I will consider how one can leverage social media such as blogs, Facebook, academia.edu, twitter, and so on to help one build community and garner feedback (and positive attention) for one’s work. Of course social media can also be a sucking morass [probably shouldn’t use that in the blurb] where a stray, unwise comment can remain forever to embarrass you like a fly trapped in a bit of amber while sitting on the toilet. [Probably shouldn’t use that bit either.]
What do you think? And of course, wanting to leverage social media myself, please feel free to send me your thoughts and comments on this topic and I will weave it into my presentation.
5 thoughts on “SBL Paper on Social Media”
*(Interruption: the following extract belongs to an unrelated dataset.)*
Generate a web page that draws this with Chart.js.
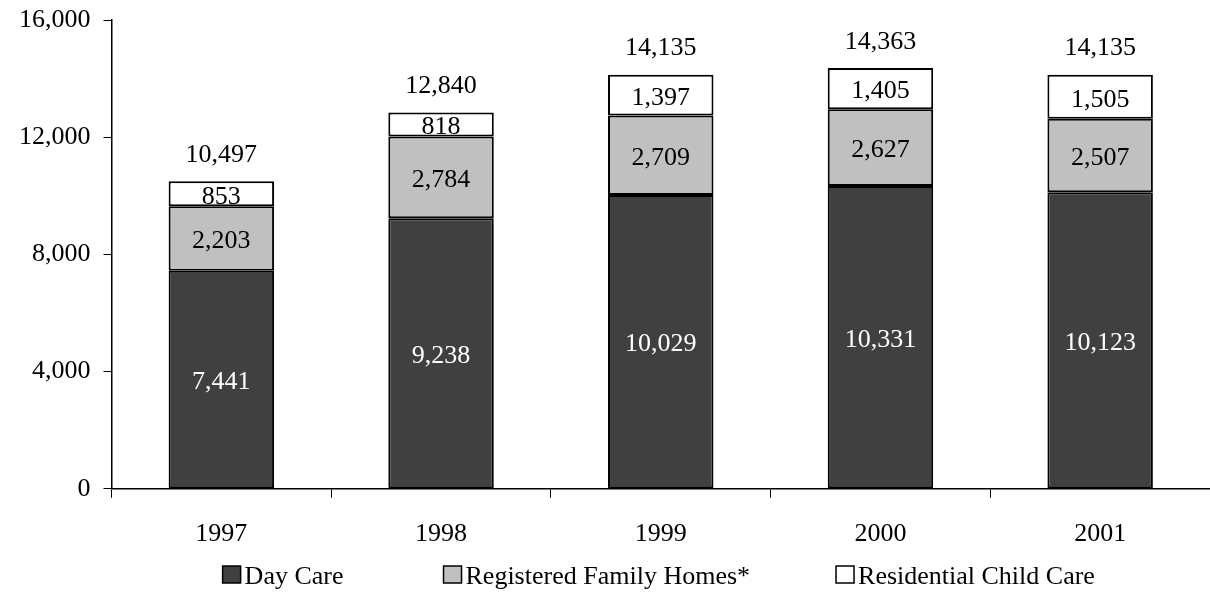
<!DOCTYPE html>
<html>
<head>
<meta charset="utf-8">
<script src="https://cdn.jsdelivr.net/npm/chart.js@4/dist/chart.umd.min.js"></script>
<style>
  html, body { margin: 0; padding: 0; background: #fff; }
  #wrap { width: 1210px; height: 596px; }
</style>
</head>
<body>
<div id="wrap"><canvas id="bar-chart"></canvas></div>
<script>
const years = ["1997", "1998", "1999", "2000", "2001"];
const dayCare = [7441, 9238, 10029, 10331, 10123];
const familyHomes = [2203, 2784, 2709, 2627, 2507];
const residential = [853, 818, 1397, 1405, 1505];
const totals = [10497, 12840, 14135, 14363, 14135];
const yTicks = [0, 4000, 8000, 12000, 16000];

const serif = "'Liberation Serif', 'DejaVu Serif', serif";
Chart.defaults.font.family = serif;
Chart.defaults.font.size = 26;
Chart.defaults.color = "#000";

const fmt = (v) => v.toLocaleString("en-US");

// draws the value inside each segment and the total above each bar
const barLabels = {
  id: "barLabels",
  afterDatasetsDraw(chart) {
    const ctx = chart.ctx;
    ctx.save();
    ctx.font = "26px " + serif;
    ctx.textAlign = "center";
    ctx.textBaseline = "middle";
    chart.data.datasets.forEach((ds, i) => {
      const meta = chart.getDatasetMeta(i);
      meta.data.forEach((bar, j) => {
        const mid = (bar.y + bar.base) / 2;
        ctx.fillStyle = i === 0 ? "#fff" : "#000";
        ctx.fillText(fmt(ds.data[j]), bar.x, mid + 3);
      });
    });
    const top = chart.getDatasetMeta(chart.data.datasets.length - 1);
    top.data.forEach((bar, j) => {
      ctx.fillStyle = "#000";
      ctx.fillText(fmt(totals[j]), bar.x, bar.y - 26);
    });
    ctx.restore();
  },
};

// legend drawn by hand: box hugging its text, wide gaps between entries
const bottomLegend = {
  id: "bottomLegend",
  afterDraw(chart) {
    const ctx = chart.ctx;
    const box = 18, gap = 4;
    const spacing = [100, 86];
    const items = chart.data.datasets;
    ctx.save();
    ctx.font = "26px " + serif;
    ctx.textBaseline = "middle";
    const widths = items.map((ds) => box + gap + ctx.measureText(ds.label).width);
    const total = widths.reduce((a, b) => a + b, 0) + spacing[0] + spacing[1];
    const cx = (chart.chartArea.left + chart.chartArea.right) / 2 - 2;
    const cy = 575;
    let x = cx - total / 2;
    items.forEach((ds, i) => {
      ctx.fillStyle = ds.backgroundColor;
      ctx.fillRect(x, cy - box / 2, box, box - 1);
      ctx.strokeStyle = "#000";
      ctx.lineWidth = 1.5;
      ctx.strokeRect(x, cy - box / 2, box, box - 1);
      ctx.fillStyle = "#000";
      ctx.fillText(ds.label, x + box + gap, cy + 2);
      x += widths[i] + (spacing[i] || 0);
    });
    ctx.restore();
  },
};

const config = {
  type: "bar",
  data: {
    labels: years,
    datasets: [
      { label: "Day Care", data: dayCare, backgroundColor: "#404040" },
      { label: "Registered Family Homes*", data: familyHomes, backgroundColor: "#c0c0c0" },
      { label: "Residential Child Care", data: residential, backgroundColor: "#ffffff" },
    ].map((d) => ({
      ...d,
      borderColor: "#000",
      borderWidth: 2,
      borderSkipped: false,
      barPercentage: 0.48,
      categoryPercentage: 1,
    })),
  },
  options: {
    responsive: true,
    maintainAspectRatio: false,
    animation: false,
    layout: { padding: { top: 20, right: 0, left: 6, bottom: 25 } },
    plugins: {
      tooltip: { enabled: false },
      legend: { display: false },
    },
    scales: {
      x: {
        stacked: true,
        border: { color: "#000", width: 1.5 },
        grid: {
          offset: true,
          drawOnChartArea: false,
          drawTicks: true,
          tickLength: 9,
          color: "#000",
          lineWidth: 1,
        },
        ticks: { padding: 21, color: "#000" },
      },
      y: {
        stacked: true,
        min: 0,
        max: 16000,
        afterBuildTicks(axis) {
          axis.ticks = yTicks.map((v) => ({ value: v }));
        },
        border: { color: "#000", width: 1.5 },
        grid: {
          drawOnChartArea: false,
          drawTicks: true,
          tickLength: 8,
          color: "#000",
          lineWidth: 1,
        },
        ticks: {
          padding: 13,
          color: "#000",
          font: { size: 26, lineHeight: 0.5 },
          callback: (v) => fmt(v),
        },
      },
    },
  },
  plugins: [barLabels, bottomLegend],
};

new Chart(document.getElementById("bar-chart").getContext("2d"), config);
</script>
</body>
</html>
I am convinced that the key to using “social media” is to comment on other’s blogs/statuses etc. The only way to get readership is to become involved in reading the blogs of other people. When you read their blog and comment, then they will usually come to your blog and leave a comment. If they like what they read, they will come back. But this means that you have to read a lot of other blogs in order to get some followers. It is rare for someone to just stumble across my blog, so I have sought out others. At times this has worked against me, such as the time when I got involved with a group of bloggers who were Christian, but had the most wacky ideas! But luckily, the converse is true, that when you stop commenting, they stop reading your blog. So I quietly slipped away from their wacko topics. lol
I agree somewhat with Delirious. At the same time if any of us read just a little bit about SEO and apply it to our blogs/websites it can greatly increase web traffic. I get probably 80-100 visitors a month just from google searches. StumbleUpon gets me another 80-100/mo. Every now and then I post stuff (aimed at a very broad readership) on Facebook and get 50 or so extra hits that day.
Having said that, I regularly get email from people who claim to be students in an developing country (like Indonesia or India) studying something remotely related to my blog. They expect me to do all of their work for them.